Within Islam, dress codes are known as hijab, a term which refers to the principle of modesty and which includes behaviour as well as dress, writes Channel 4 News Home Affairs Correspondent Darshna Soni.

Although recent controversies have focused on what Muslim women wear, there are also rules for men.

These rules are open to a wide range of interpretations. Some Muslim women believe in covering every part of the body, others do not observe any special dress rules. Here is our quick guide.

Hijab

This is the most common type of headscarf worn by Muslim women here in the UK. It is a headscarf that covers the head and neck, but leaves the face clear. The scarves come in many different shades and shapes and are often colour co-ordinated with women's outfits.

Niqab

The niqab is a combination of a head covering and scarf that covers all of a woman's face except for her eyes. It usually flows down to the mid-back to cover a woman's hair, and may flow down to the mid-chest in the front. It is most often worn in Arab countries, but an increasing number of Muslim women in the west are choosing to wear it.

Although the majority of scholars agree that hijab is obligatory, only a minority of them say that the niqab is.

Burqa

The terms niqab and burqa are often incorrectly used interchangeably; a niqab covers the face while a burqa covers the whole body from the top of the head to the ground. It is the most concealing of all Islamic veils. It covers the entire face, including the eyes (with a mesh cloth to see through) and the body.

Chador

The chador is a body-length outer garment, usually black in colour, worn mainly by women in Iran. It is not secured at the front by buttons or clasps, so the woman holds it closed

Jilbab/Abaya

These are long, loosely fitted garments worn by Muslim women to cover the shape of their bodies. They are often worn in combination with the hijab or niqab.

The niqab in Islam

Within Islam, there is disagreement about whether the niqab is compulsory, writes Darshna Soni. Ironically, face veiling was practised by many cultures before Islam, and scholars say Muslims adopted the practice to fit in with these societies.

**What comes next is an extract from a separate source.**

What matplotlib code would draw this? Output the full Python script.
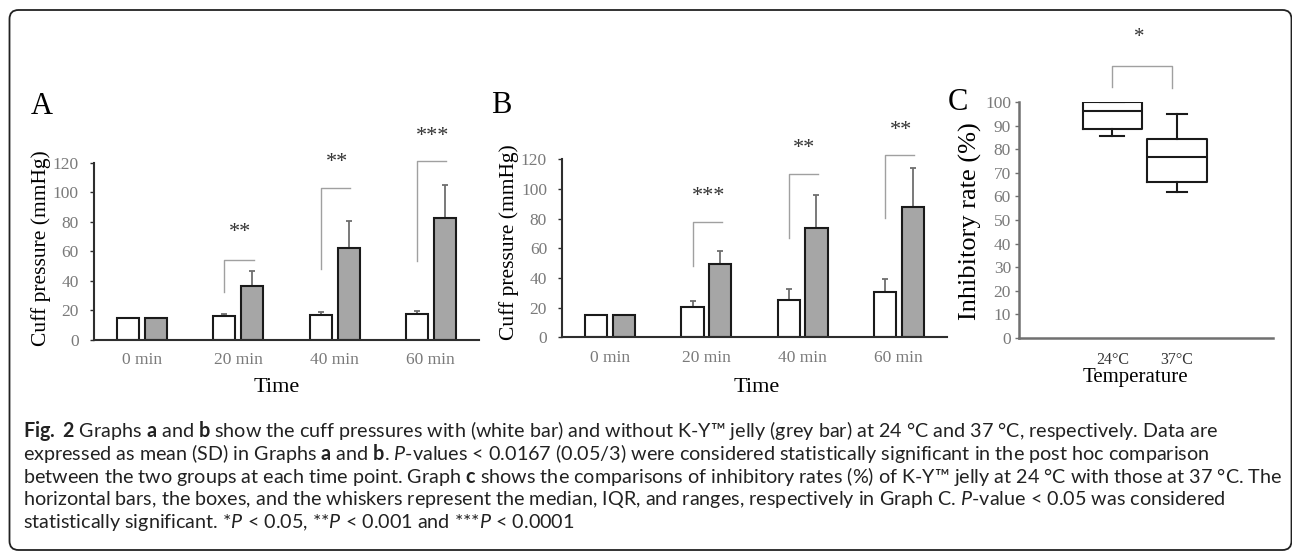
import numpy as np
import matplotlib
matplotlib.use("Agg")
import matplotlib.pyplot as plt
from matplotlib.patches import FancyBboxPatch
from matplotlib.transforms import IdentityTransform

W, H = 1292, 552

# ---- data ----
times = ["0 min", "20 min", "40 min", "60 min"]

a_white = [15, 16.5, 16.8, 17.4]
a_white_sd = [0, 1.1, 2.0, 2.2]
a_grey = [15, 36.8, 62.0, 82.8]
a_grey_sd = [0, 9.9, 18.3, 22.3]
a_stars = ["**", "**", "***"]
a_br_low = [32.7, 47.8, 53.5]
a_br_top = [54, 102.6, 121]
a_star_y = [76.7, 124, 141.7]

b_white = [15, 20.4, 25.4, 30.6]
b_white_sd = [0, 4.1, 7.0, 9.0]
b_grey = [15, 49.4, 73.5, 87.9]
b_grey_sd = [0, 8.8, 22.5, 26.5]
b_stars = ["***", "**", "**"]
b_br_low = [48.3, 66.7, 80.7]
b_br_top = [77.5, 110.3, 123.1]
b_star_y = [98.7, 130.8, 143]

temps = ["24°C", "37°C"]
c_whislo = [85.6, 61.8]
c_q1 = [88.5, 66.0]
c_med = [96.5, 76.8]
c_q3 = [100, 84.3]
c_whishi = [100, 95]

caption = [
    r"$\mathbf{Fig.}$ $\mathbf{2}$ Graphs $\mathbf{a}$ and $\mathbf{b}$ show the cuff pressures with (white bar) and without K-Y™ jelly (grey bar) at 24 °C and 37 °C, respectively. Data are",
    r"expressed as mean (SD) in Graphs $\mathbf{a}$ and $\mathbf{b}$. $\mathit{P}$-values < 0.0167 (0.05/3) were considered statistically significant in the post hoc comparison",
    r"between the two groups at each time point. Graph $\mathbf{c}$ shows the comparisons of inhibitory rates (%) of K-Y™ jelly at 24 °C with those at 37 °C. The",
    r"horizontal bars, the boxes, and the whiskers represent the median, IQR, and ranges, respectively in Graph C. $\mathit{P}$-value < 0.05 was considered",
    r"statistically significant. *$\mathit{P}$ < 0.05, **$\mathit{P}$ < 0.001 and ***$\mathit{P}$ < 0.0001",
]

CAP_FONT = "Lato"
plt.rcParams["font.family"] = ["Liberation Serif", "DejaVu Serif"]
plt.rcParams["mathtext.fontset"] = "custom"
plt.rcParams["mathtext.rm"] = CAP_FONT
plt.rcParams["mathtext.bf"] = CAP_FONT + ":bold"
plt.rcParams["mathtext.it"] = CAP_FONT + ":italic"

AX = "#2e2e2e"
TICK = "#7a7a7a"


def px_rect(l, t, r, b):
    return [l / W, 1 - b / H, (r - l) / W, (b - t) / H]


def fx(x):
    return x / W


def fy(y):
    return 1 - y / H


def style_axes(ax, lw=1.5, color=AX):
    for s in ["top", "right"]:
        ax.spines[s].set_visible(False)
    for s in ["left", "bottom"]:
        ax.spines[s].set_color(color)
        ax.spines[s].set_linewidth(lw)


def stars_text(ax, x, y, s, size):
    # y is where the middle of the asterisks sits, so nudge the text box down
    ax.annotate(s, (x, y), xytext=(0, -4), textcoords="offset points", ha="center",
                va="center", fontsize=size, color="#333333", annotation_clip=False)


def bar_panel(ax, white, white_sd, grey, grey_sd, br_low, br_top, star_y, stars):
    x = np.arange(len(times)) + 0.5
    off, w = 0.145, 0.23
    ax.bar(x - off, white, w, color="white", edgecolor="#1a1a1a", lw=1.5, zorder=2)
    ax.bar(x + off, grey, w, color="#a6a6a6", edgecolor="#1a1a1a", lw=1.5, zorder=2)
    z = np.zeros(len(times))
    ax.errorbar(x - off, white, yerr=[z, white_sd], fmt="none", ecolor="#6e6e6e",
                elinewidth=1.3, capsize=2.5, capthick=1.3, zorder=1)
    ax.errorbar(x + off, grey, yerr=[z, grey_sd], fmt="none", ecolor="#6e6e6e",
                elinewidth=1.3, capsize=2.5, capthick=1.3, zorder=1)
    for i in range(len(stars)):
        xi = x[i + 1]
        ax.plot([xi - off, xi - off, xi + 0.16], [br_low[i], br_top[i], br_top[i]],
                color="#a0a0a0", lw=1, clip_on=False)
        stars_text(ax, xi + 0.02, star_y[i], stars[i], 16)
    ax.set_xlim(0, 4)
    ax.set_ylim(0, 120)
    ax.set_yticks(range(0, 121, 20))
    ax.set_xticks(x, times)
    style_axes(ax)
    ax.tick_params(axis="y", direction="out", length=3, width=1, color=AX,
                   labelcolor=TICK, labelsize=12.5, pad=8)
    ax.tick_params(axis="x", length=0, labelcolor=TICK, labelsize=12.5, pad=9)


fig = plt.figure(figsize=(W / 100, H / 100), dpi=100)

ax_a = fig.add_axes(px_rect(94, 162.7, 479, 340))
bar_panel(ax_a, a_white, a_white_sd, a_grey, a_grey_sd, a_br_low, a_br_top, a_star_y, a_stars)
ax_b = fig.add_axes(px_rect(562.3, 159.3, 946.7, 337.3))
bar_panel(ax_b, b_white, b_white_sd, b_grey, b_grey_sd, b_br_low, b_br_top, b_star_y, b_stars)

# panel C box plot
ax_c = fig.add_axes(px_rect(1019.3, 102.3, 1273.3, 337.7))
stats = []
for i, t in enumerate(temps):
    stats.append(dict(label=t, whislo=c_whislo[i], q1=c_q1[i], med=c_med[i],
                      q3=c_q3[i], whishi=c_whishi[i]))
lp = dict(color="#1a1a1a", linewidth=1.5)
ax_c.bxp(stats, positions=[1, 2], widths=0.92, showfliers=False, capwidths=[0.37, 0.31],
         boxprops=lp, whiskerprops=lp, capprops=lp, medianprops=lp)
ax_c.plot([1, 1, 1.93, 1.93], [106.7, 115.4, 115.4, 106], color="#a0a0a0", lw=1, clip_on=False)
stars_text(ax_c, 1.42, 130, "*", 15)
ax_c.set_xlim(-0.44, 3.49)
ax_c.set_ylim(0, 100)
ax_c.set_yticks(range(0, 101, 10))
ax_c.set_xticks([1, 2], temps)
style_axes(ax_c, lw=1.8, color="#707070")
ax_c.tick_params(axis="y", direction="out", length=3, width=1, color="#707070",
                 labelcolor=TICK, labelsize=12.5, pad=3)
ax_c.tick_params(axis="x", length=0, labelcolor="#333333", labelsize=11.5, pad=10)

# axis titles and panel letters
fig.text(fx(40.7), fy(248), "Cuff pressure (mmHg)", rotation=90, ha="center", va="center", fontsize=15.5)
fig.text(fx(509), fy(242), "Cuff pressure (mmHg)", rotation=90, ha="center", va="center", fontsize=15.5)
fig.text(fx(970.7), fy(221), "Inhibitory rate (%)", rotation=90, ha="center", va="center", fontsize=19)
fig.text(fx(276.7), fy(388), "Time", ha="center", va="center", fontsize=16)
fig.text(fx(756.7), fy(388), "Time", ha="center", va="center", fontsize=16)
fig.text(fx(1135), fy(377.5), "Temperature", ha="center", va="center", fontsize=15)
fig.text(fx(41.7), fy(106.7), "A", ha="center", va="center", fontsize=22)
fig.text(fx(501.7), fy(105), "B", ha="center", va="center", fontsize=22)
fig.text(fx(958), fy(103), "C", ha="center", va="center", fontsize=22)

# caption: size picked so the third line runs to the right edge like the original
renderer = fig.canvas.get_renderer()
probe = fig.text(0, 0, caption[2], fontsize=12, family=CAP_FONT)
cap_size = 12 * 1258 / probe.get_window_extent(renderer).width
probe.remove()
for i, line in enumerate(caption):
    fig.text(fx(23), fy(437 + 22.8 * i), line, ha="left", va="baseline",
             fontsize=cap_size, family=CAP_FONT, color="#222222")

# rounded frame around the whole figure
frame = FancyBboxPatch((9.5, H - 550), 1291.5 - 9.5, 540, boxstyle="round,pad=0,rounding_size=9",
                       transform=IdentityTransform(), fill=False, lw=1.3, ec="#222222")
fig.add_artist(frame)

fig.savefig("out.png", dpi=100)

Today, the niqab is seen as a symbol of the very opposite, of separation and difference.

There are just two - arguably ambiguous - references in the Koran dealing specifically with women's dress, and this has led to different interpretations.

It was known that the wives of the Prophet Muhammad covered themselves. However, the Koran explicitly states that the wives of the Prophet are held to a difference standard.

Quote from the Koran

O Prophet! Tell thy wives and daughters, and the believing women, that they should cast their outer garments over their persons (when abroad): that is most convenient, that they should be known (as such) and not molested. And Allah is oft-forgiving, most merciful.